I first saw him when I was twelve. I tried for class president that day, and failed miserably. Kids laughed at my determination that I would ‘make a democratic class.’ My rival, who promised hamburgers for everyone, won by 35 votes. There were 37 kids in that class.

“There’s a child living on the roof of the house.”

I was humiliated by my father later when I told him that I had failed. My attempt to thwart the attention resulted in more taunting. I was an ‘idiot,’ a ‘dumb nothing who didn’t know a thing,’ and a ‘living failure who couldn’t succeed in anything.’ The words followed me to bed, creating a monster in the closet. I did not say a word, lest I was taunted again. Instead, I went up to the roof by walking along the pipe that ran under the windowsill. I would prove that I was right, that he should apologize by finding that boy.

The first thing my eyes detected was a pair of unfamiliar eyes. The stranger informed me that she had found me bleeding under the window with no one in the house so had brought me to the hospital. She also said my father had already come by and signed the papers, so I could go back now that I was conscious. Walking back alone, I saw the boy on the roof. He was running after a pigeon, with a laugh I had only seen in old pictures of mother and father.

After that day, I frequently saw the boy chasing butterflies, dancing, twirling around- laughing all the time. I saw him when I failed math, when I was held back a year in school, when the teacher taunted me in front of the whole class, and whenever father was drunk.

“Only if you had not been in that car with your mother! Oh Elina, Elina… I’ll kill that boy for you, I swear, I’ll kill that boy! YOU! YOU killed your mother!”
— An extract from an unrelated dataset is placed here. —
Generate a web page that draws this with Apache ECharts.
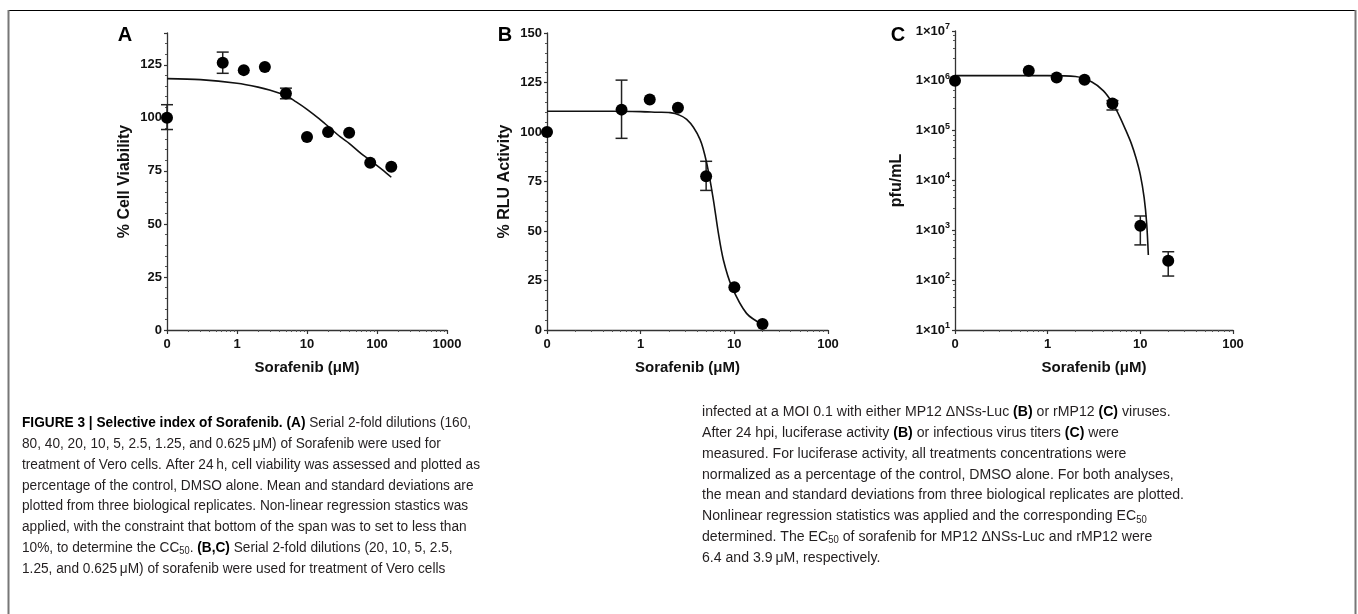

Father was drunk again. He always talked about the car crash that had killed my mother saying that I should never have been in that car with her. She had died trying to save my twin- a brave action in vain. My twin died two days after her.

“YOU! YOU!”

The golf club was in his hands. I quickly slipped up the stairs to my room and out the window to the roof. It was the only place where he couldn’t find me. I would scurry up here whenever the hitting was about to start and stay until he fell aslee p, all the while watching the boy go about blissfully with whatever meaningless action he was doing.

“That boy!”

Father was at the window, looking up. He was pointing his finger at me, swearing that he would kill me. I merely glanced at him once in a while. When he was suddenly muted, I looked down again, to see him gaping at something behind me with horror in his eyes. I looked behind to see the boy standing over me, grinning at my father. The grin was so much like that of my twin just before he died, that I bolted right up from where I was sitting and strangled him. All the while, he was grinning. When I had no energy left that my sight switched off, the last thing I saw was my dead twin’s grin, and his hands groping at my neck.